The upper forewings, and sometimes the upper hindwings also, bear an extensive coppery or orange patch, near the tip in the former and running parallel to the outer margin in the latter. In this patch there are black eyespots with a white dot in the middle, two immediately next to each other in the forewings and three or four more evenly spaced ones in the hindwings. These small spots do not touch each other. However, the hindwing spots may be reduced or entirely absent, particularly in the males which also have a darker coloration overall.

The underwings are cryptically coloured in lighter greyish brown. A darker band arches between the forward and back margins of the hindwing, which has a prominent silvery sheen also found in closely related species of Erebia and conspicuous at a distance when these butterflies fly around in the sun. The reddish patches and the eyespots of the forewing also occur on the underwings, those of the hindwings usually do not.
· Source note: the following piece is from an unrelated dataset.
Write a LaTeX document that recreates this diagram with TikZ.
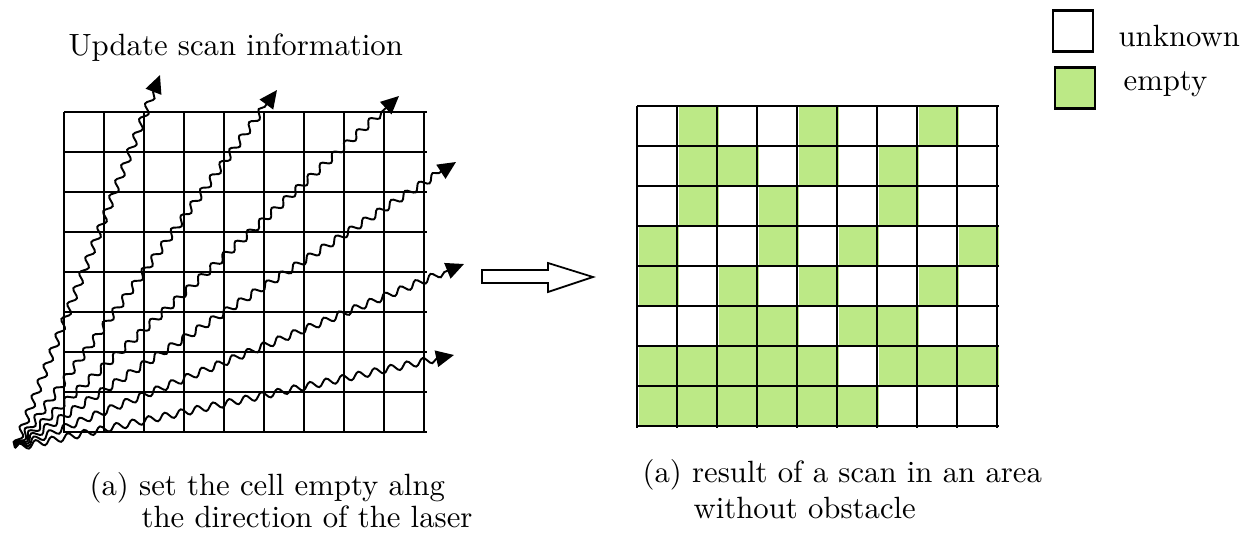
\documentclass[tikz,border=0pt]{standalone}
\usetikzlibrary{decorations.pathmorphing, arrows.meta}
\definecolor{emptygreen}{RGB}{188,233,134}
\tikzset{
  gridline/.style={line width=1.2pt},
  scanray/.style={line width=1.1pt, decorate,
                  decoration={snake, segment length=0.33cm, amplitude=0.07cm,
                              post length=0.34cm},
                  -{Triangle[length=0.36cm, width=0.33cm]}},
  emptycell/.style={fill=emptygreen},
  legendbox/.style={draw, line width=1.2pt, minimum width=0.8cm,
                    minimum height=0.82cm, inner sep=0pt},
  label/.style={scale=1.75, inner sep=0pt, anchor=base west}
}

\begin{document}
\begin{tikzpicture}[x=0.02cm, y=-0.02cm]
  \useasboundingbox (0,0) rectangle (1249,534);
  % left grid with the laser rays
  \foreach \r in {0,...,8}
    \draw[gridline] (64,112+40*\r) -- (427,112+40*\r);
  \foreach \c in {0,...,9}
    \draw[gridline] (64+40*\c,112) -- (64+40*\c,433);
  \coordinate (laser) at (15,448);
  \coordinate (ra) at (160,75);
  \coordinate (rb) at (277,90);
  \coordinate (rc) at (399,96);
  \coordinate (rd) at (456,162);
  \coordinate (re) at (464,264);
  \coordinate (rf) at (454,355);
  \foreach \t in {ra,rb,rc,rd,re,rf}
    \draw[scanray] (laser) -- (\t);
  \node[label] (update) at (68,55) {Update scan information};

  % block arrow
  \draw[line width=1pt, fill=white] (482,270) -- (548,270) -- (548,263)
    -- (593,277) -- (548,292) -- (548,283) -- (482,283) -- cycle;

  % right grid, empty cells
  \foreach \row/\cols in {1/{2,5,8}, 2/{2,3,5,7}, 3/{2,4,7}, 4/{1,4,6,9},
                          5/{1,3,5,8}, 6/{3,4,6,7}, 7/{1,2,3,4,5,7,8,9},
                          8/{1,2,3,4,5,6}}
    \foreach \c in \cols
      \fill[emptycell] (599+40*\c,66+40*\row) rectangle ++(40,40);
  \foreach \r in {0,...,8}
    \draw[gridline] (637,106+40*\r) -- (999,106+40*\r);
  \foreach \c in {0,...,9}
    \draw[gridline] (637+40*\c,106) -- (637+40*\c,428);

  % legend
  \node[legendbox] (unknownbox) at (1073,31) {};
  \node[label] (unknowntext) at (1118,47) {unknown};
  \node[legendbox, fill=emptygreen] (emptybox) at (1075,88) {};
  \node[label] (emptytext) at (1123,91) {empty};

  % captions
  \node[label] (capa) at (89,495) {(a) set the cell empty alng};
  \node[label] (capb) at (141,527) {the direction of the laser};
  \node[label] (capc) at (642,482) {(a) result of a scan in an area};
  \node[label] (capd) at (693,518) {without obstacle};
\end{tikzpicture}
\end{document}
The adults fly only for a brief time during summer, mainly in July and August, feeding on nectar of the preferred yellow mountain flowers. The eggs are green, oval and show many longitudinal ribs. The caterpillars are grey-green to grey-brown, with dark longitudinal lines. The pupa is thick and brown coloured. The Swiss brassy ringlet is univoltine and its caterpillars feed on Poaceae grasses, especially sheep's fescue (Festuca ovina), matgrass (Nardus stricta), and various other fescues (Festuca) and meadow-grasses (Poa). They overwinter and pupate on the ground around May and June.

==Distribution==
This species can be found in the Alps of France, Italy, Germany, Switzerland, Liechtenstein, in Austrian Vorarlberg, and adjacent regions.

==Habitat==
This species can be found above the treeline, in clearings and rocky alpine meadows, at an altitude of 1200–2700 m.